Purchasing the most important gown she will ever likely to wear could have been stressful for her at the best of times and even more so when purchasing it without actually trying it on. So,
with many brides now opting for overseas companies to make their gowns on a custom make basis, I have to thank Natalie for placing her trust in me.
Choosing a good dressmaker takes skill. There’s more involved than running a finger through the phone directory, choosing a name, and calling to ask, “How much does it cost to have my Dream Gown made?” That’s like asking someone “How long is string?” So to have someone request I make their gown after never meeting is an especially huge honour.
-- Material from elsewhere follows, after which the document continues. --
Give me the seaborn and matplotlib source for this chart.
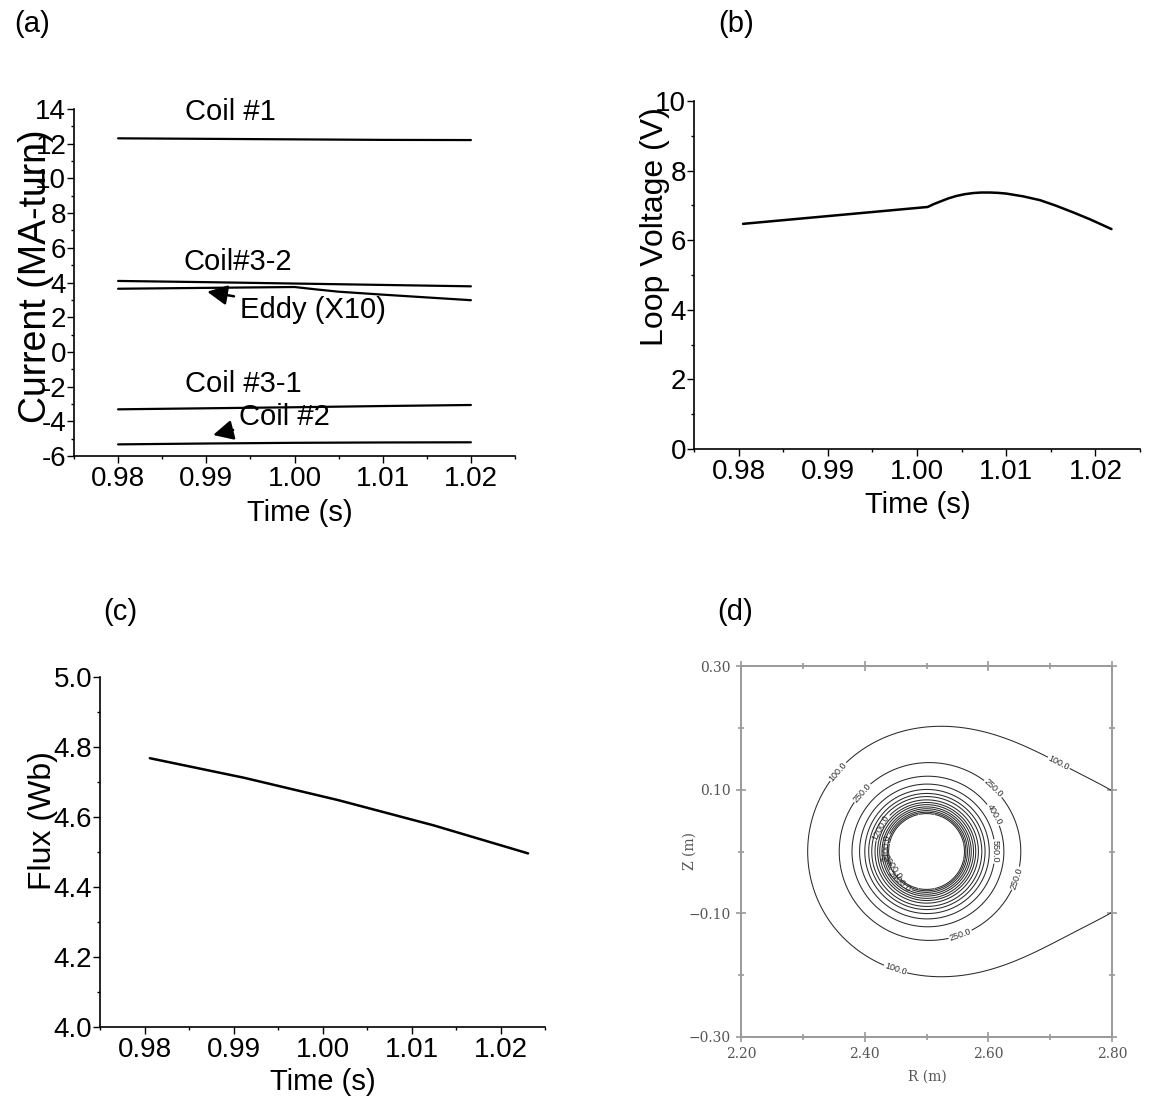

Natalie said. "We were originally having a 'big' wedding but got so fed up with everyone saying we should do this and that and the costs getting bigger and bigger that we decided that we were loosing sight of what the wedding day was actually about so we went to the Registry Office and basically told them when we were off on holiday and asked what dates they had available that week.
The dress I had originally wanted for my 'big' wedding was very much a big occassion dress and unfortunately not suitable for the day we were planning so I had to rethink. I knew I wanted something that still looked like a wedding dress but that was a simple enough design to fit in with our basic wedding. I came across a picture of a bridesmaids dress similar to the dress you made me that I liked. It was 3/4 length and strapless with a fuller skirt and I knew that I suited that style of dress. We tweaked it here and there and hey ho my dress was born! Hurrah! And I loved it so much even though it was a million miles away from what I had picked to begin with. Everyone commented how beautiful it was and no-one could believe that it didn't cost hundreds and hundreds of pounds!"
Once I received the completed measurement form I was ready to make a start.
Natalie chose an ivory 100% silk dupion fabric. Samples were sent for her inspection along with a beautiful soft tulle. Natalie requested to use the tulle as a petticoat which 'peeped' out at the hemline of the gown.
She'd requested a corset or lace-up back closure for a minimal adjustment. Corset backs are not designed for excess dress size adjustments as the lace-up needs to remain in proportion with the back of the gown.
The turnover cuff on the bodice was to be hand beaded using seed pearls, small 'rice-shaped' beads and irridescent bugle beads. Natalie left me in complete control of the design.
Construction photographs were provided throughout the whole process as my aim was to allow Natalie to be in complete control over the design of her gown.
A radient smile.
Natalie and her husband said. "I do,"
at the Town House, Kirkcaldy, Fife and then on to a reception at TheBay Hotel, Kinghorn.
It was an absolut pleasure working for Natalie under what could have been for her, a very stressful time. However, I was delighted to have been able to make the whole process as simple and stress free as possible for her.
I was very sad when the gown was completed and sent off, as I am with all of my clients.
When I work with a client they become more than a name or a face, their dress is something I have worked on with love and attention to detail and then when it's finished, it's gone. Sometimes it's like losing a good friend. Silly really, but there it is.